Matthew Arana

Personal information
- Full name: Matthew Arana Ibarra
- Date of birth: 28 August 2010 (age 16)
- Place of birth: Texas, United States
- Position: Midfielder

Team information
- Current team: Houston Dynamo
- Number: 22

Youth career
- 0000–2021: RISE Soccer Club
- 2021–: Houston Dynamo

Senior career*
- Years: Team / Apps / (Gls)
- 2026–: Houston Dynamo 2 / 3 / (1)
- 2026–: Houston Dynamo / 1 / (0)

International career^{‡}
- 2024–: Mexico U15 / 13 / (5)
- 2026–: Mexico U16 / 1 / (0)

= Matthew Arana =

Mexican footballer (born 2010)

Matthew Arana Ibarra (born 28 August 2010) is a professional footballer who plays as a midfielder for Houston Dynamo. Born in the United States, he is a Mexico youth international.

==Early life==
Arana was born on 28 August 2010 in Texas, United States and is a native of Rosharon, Texas, United States. Growing up, he attended Crawford High School in the United States.

==Club career==
As a youth player, Arana joined the youth academy of American side RISE Soccer Club.
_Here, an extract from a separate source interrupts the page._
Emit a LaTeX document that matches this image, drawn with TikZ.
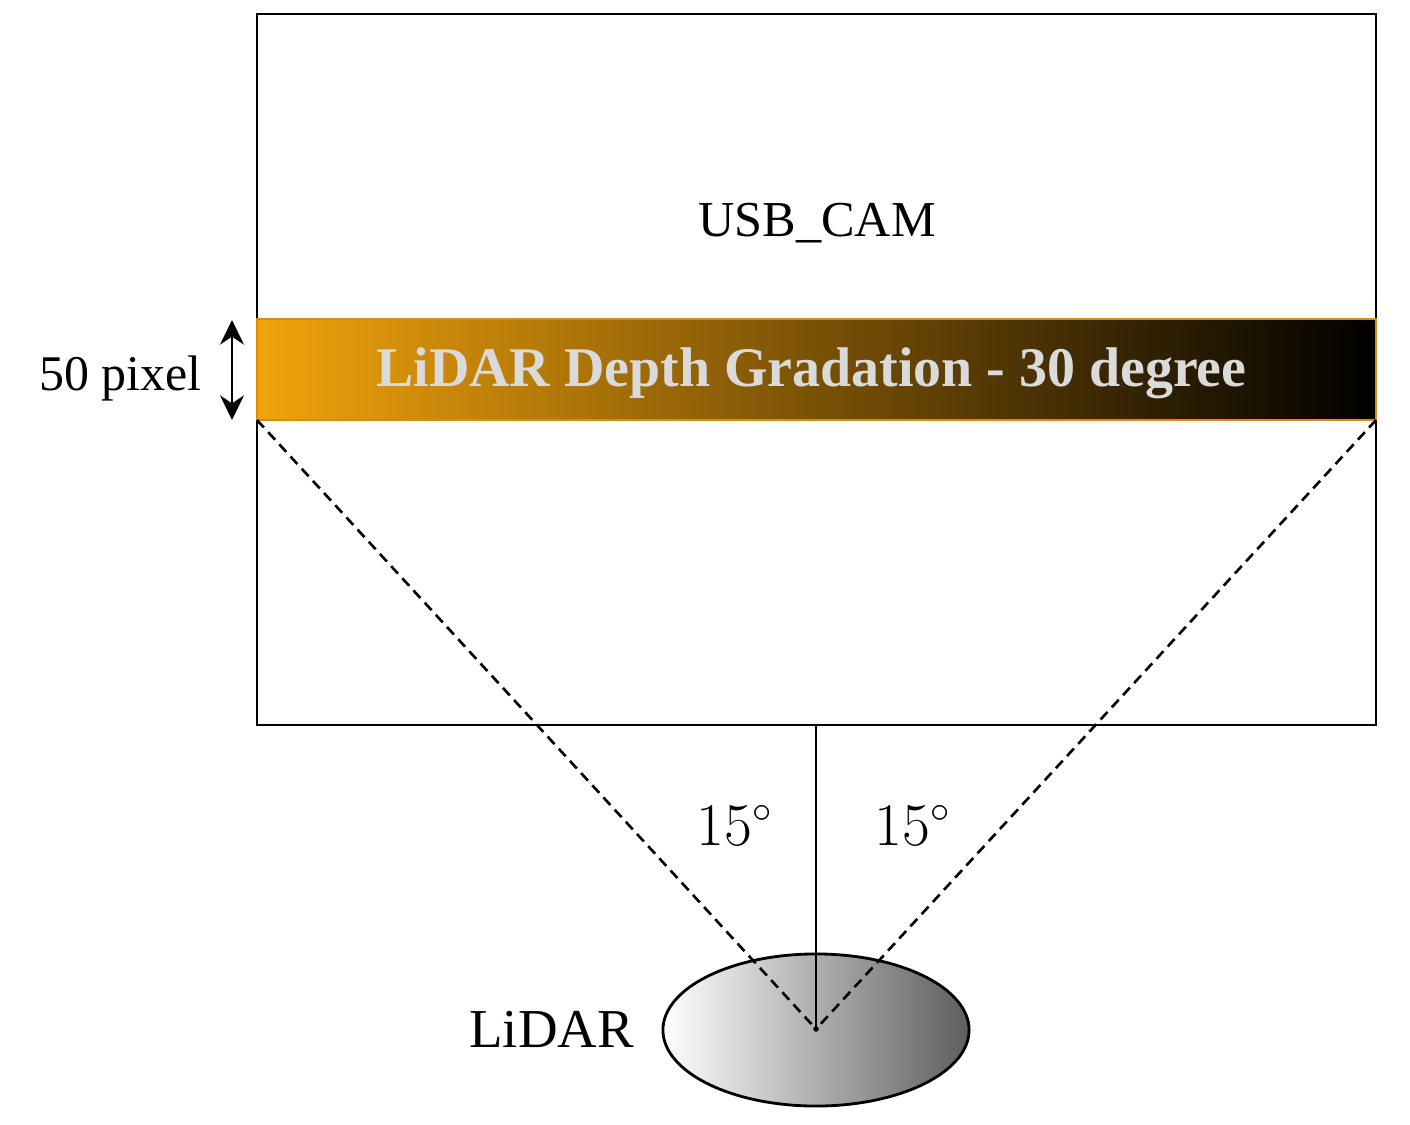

Following his stint there, he joined the youth academy of American side Houston Dynamo and was promoted to the club's senior team ahead of the 2026 season.

==International career==
Arana is a Mexico youth international. On 31 March 2026, he debuted for the Mexico national under-16 football team during a 0–1 away friendly loss to the Portugal national under-16 football team.

==Style of play==
Arana plays as a midfielder. Argentine newspaper Olé wrote in 2026 that he "is a creative and technical midfielder".